Guardo ainda na face a marca em alto relevo das unhas de Ivete, daquele dia em que a humilhei e, depois, com desprezo, dei-lhe meu dinheiro suado de estivador no cais. Lembro-me como se fosse ontem, a cólera a colorir sua face de vermelho-tomate, a mesma cor do esmalte barato que descascava nos fâneros em seus dedos calejados de tanta punheta. Sabe-se lá quantos outros estivadores como eu desbravaram o refúgio nas entrecoxas quentes da nêga Ivete. "Era mulher de muitos" como ela mesma me dizia. Negou minha proposta de amancebar-se comigo no casebrezinho de madeira à beira-mar. Cozinharia pra mim, daria-me filhos fortes, deixaria o bordel. Mesmo depois de jurar meu afeto por ela, negou-se a vir comigo. Ofendi-a, então, não sei por que motivo, Ivete nunca me tratara mal, pelo contrário. Gritar "puta" não era ofensa no caso dela. Envergonho-me até hoje do que disse aquela noite, estimava muito aquela mulher: corpulenta, pernas torneadas, muitos anos de bordel e ainda conservava o charme que deixava homens de quatro por ela, ainda que os anos não tivessem sido generosos com seu rosto. E mais, dizia-me sempre a verdade, remediava meus problemas, nem sempre com sexo, se bem que pode-se dizer que este último quesito era sua especialidade. O pesar que sinto hoje por tê-la perdido é ainda maior que a dor excruciante que senti na hora. O sangue quente da minha cara coloriu de novo as unhas gastas e manchou o vestido de chita surrado. Jogou sobre mim o dinhero que dei, e ficou ali, na soleira a apontar, com os dedos ainda sujos de porra, a saída.

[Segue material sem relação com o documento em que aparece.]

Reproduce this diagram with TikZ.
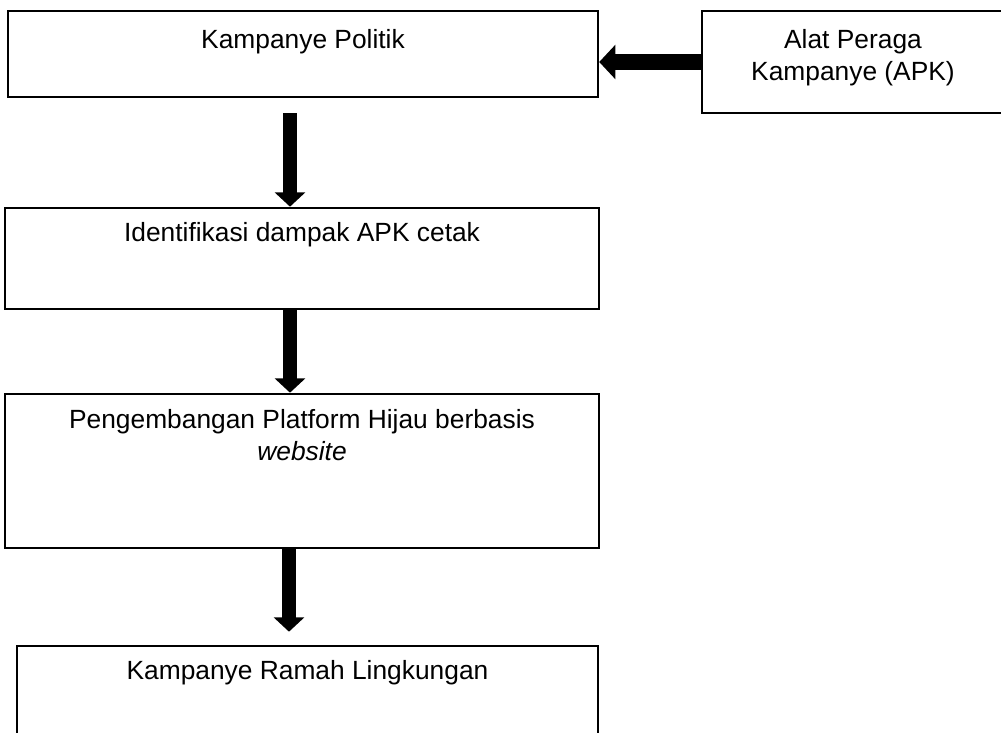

Nunca mais vi Ivete. Minha vida nunca mais foi a mesma.

22 de jan. de 2009

Tenho medo quando me olhas assim, com esse teu olhar de raios-x, a perscrutar todo o meu interior, analisando tudo de podre e ruim que tenho, entras através da minha retina e vês inclusive meu medo, percebes meu suor frio a empapuçar as mãos e plantas dos pés, meu coração ritmo-de-metralhadora, e então, quando penso que tudo está perdido, do mesmo modo com que me causas medo, esboças um sorriso, teus olhos estreitando, tuas mãos a espiar meu corpo no toque, e é aí que sugas tudo num beijo e me tranformas no que queres, naquilo que sou.

Agora não tenho mais medo, isso é fato.

20 de jan. de 2009

Verão... céu, sol, sal e mar, ah! mar, quero amar de novo ao alcance desse teu hálito de sal, saudade desse verão tão quente, tão magnifíco, tão louco, tão rápido... dessa sensação infinita de liberdade que é molhar os pés na água de manhã, sorrisos na areia, areia nos poros e os poros em êxtase, felicidade brotando nos rostos com um gole de cerveja, alegria brotando nos corpos com um mergulho, bebida brotando nos copos e mais sorrisos, pessoas brotando do nada, jogos, gritos, violões, batuques, piadas, conversas sem sentido na madrugada, mais música, mais alegria, mais sorrisos, mais amigos, mais amor, mais tesão... ah, verão...

...mais saudade.

3 de jan. de 2009

... e me sinto só em meio à multidão.